I.e, le rationalisme et l’empirisme.

323.

Épicure liait ces variations au climat, à la géographie. Bacon ajouta à cette idée la dimension sociale.

324.

j’appelle modes, ces idées complexes, qui, quelques composées qu’elles soient, ne renferment point la supposition de subsister par elles-mêmes, mais sont considérées comme des dépendances ou des affections des Substances (Locke, Essai philosophique concernant l’entendement humain, II, XII, 4 ; 1755 : 119).

Les Idées de Substance sont certaines combinaisons d’idées simples, qu’on suppose représenter des choses particulières & distinctes (Locke, Essai philosophique concernant l’entendement humain, II, XII, 6 ; 1755 : 119).

Un mode est un composé d’idées simples qui n’exprime pas un tout singulier, autonome, mais qui est à considérer comme un attribut de substance (Meyer, 1994 : 10).

325.

Les sensations et les opérations de l’âme sont donc les matériaux de toutes nos connoissances : matériaux que la réflexion met en oeuvre, en cherchant par des combinaisons les rapports qu’ils renferment (Condillac, L’origine des connaissances humaines, I, I, I, 5 ; 1746 : 108).

326.

Concluons qu’il n’y a point d’idées qui ne soient acquises : les premières viennent immédiatement des sens ; les autres sont dues à l’expérience, et se multiplient à proportion qu’on est plus capable de réfléchir (Condillac, L’origine des connaissances humaines, I, I, I, 5 ; 1746 : 108).

327.

Ce qu’on appelle (...) naturel varie nécessairement selon le génie des langues, et se trouve, dans quelques unes, plus étendu que dans d’autres.

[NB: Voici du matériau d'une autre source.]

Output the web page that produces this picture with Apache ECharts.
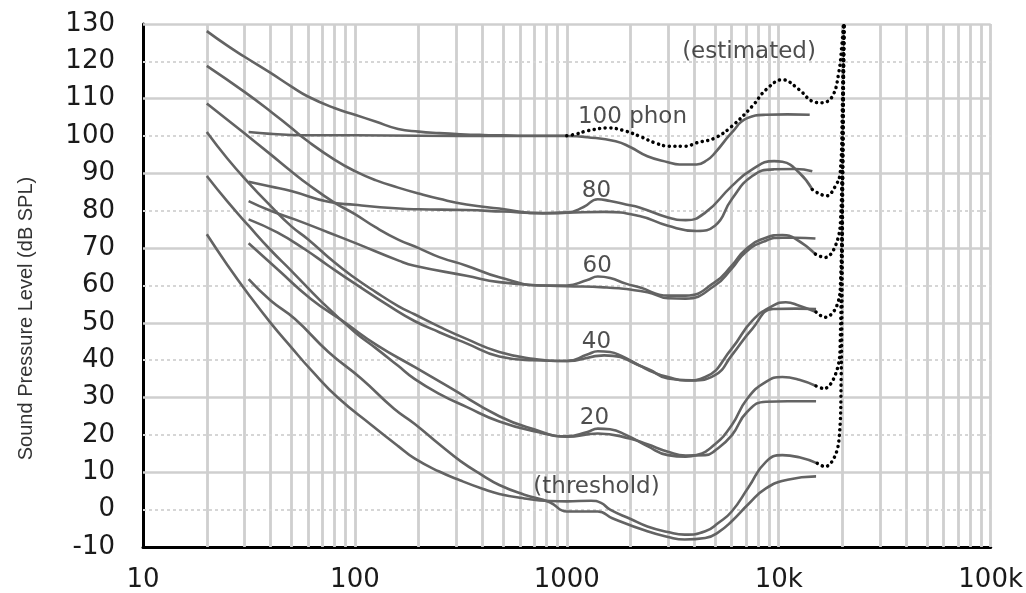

Le latin en est la preuve ; il allie des constructions tout à fait contraires, et qui néanmoins paroissent également conforme à l’arrangement des idées. (...)

Sur quoi seroit fondée l’opinion de ceux qui prétendent que, dans cette proposition, Alexandre a vaincu Darius, la construction française seroit seule naturelle ? Qu’ils considèrent la chose du coté des opérations de l’âme, ou du coté des idées, ils reconnoitront qu’ils sont dans un préjugé (Condillac, L’origine des connaissances humaines, II, I, XII, 117 ; 1746 : 247).

328.

Pensée qui trouvera ses continuateurs en Humboldt et Herder.